In the wilds, a mile outside the city centre, The Office is working hard to prove that stepping off the beaten track can have its rewards. Delicious, cocktail-shaped rewards. Found on a corner of the Wells Road, The Office is laid-back and minimalist, with exposed brickwork, decently priced cocktails, and a reputation for excellent bar food. Maybe it’s the dim lighting, or the low-key chatter, but it’s the type of place that makes you to hole up in a corner and get friendly with the drinks menu. The official list is short and sweet, combining classics with two or three more unusual variations (chocolate-orange martini anyone?) that change weekly.
Located on the Bath Rd in the creative hub that is Paintworks, Bocabar is a real jewel in this end of town’s crown. The space is vast and open, which is hardly surprising given it is the top floor of a warehouse space used for events. However, despite its size, it somehow still manages to feel cosy. This is probably down to the mish mash of rustic furniture, curios, fairy lights, rugs, artwork and toys (kids are very welcome here and the space is perfect for buggies).
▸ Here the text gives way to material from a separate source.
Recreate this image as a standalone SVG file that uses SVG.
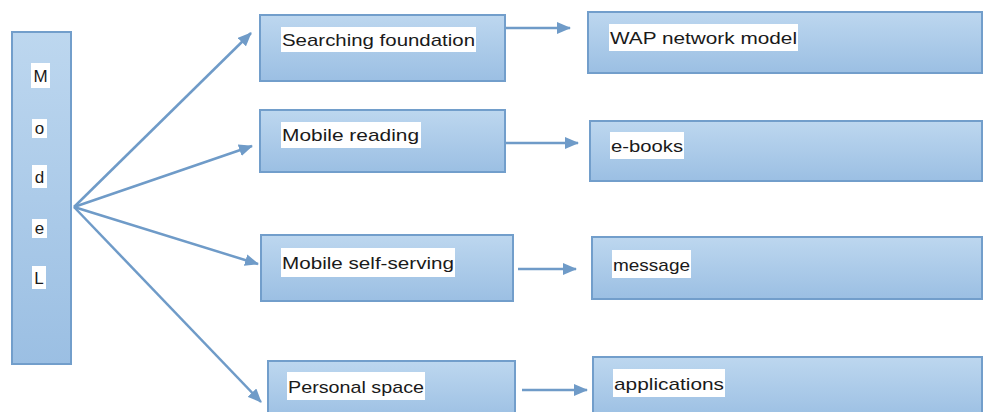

Team Love are a typical Bristol success story, veering in various directions but always keeping true to their primary goal - giving people a bloody good time. From roots promoting one-off nights, Team Love now puts on festivals such as Love Saves the Day in Bristol and the Garden Festival in Croatia, as well as programming stages at Glastonbury and sound systems at St Paul’s Carnival. It might not be easy to distil all of that into a single venue, but The Love Inn is a pretty fine effort.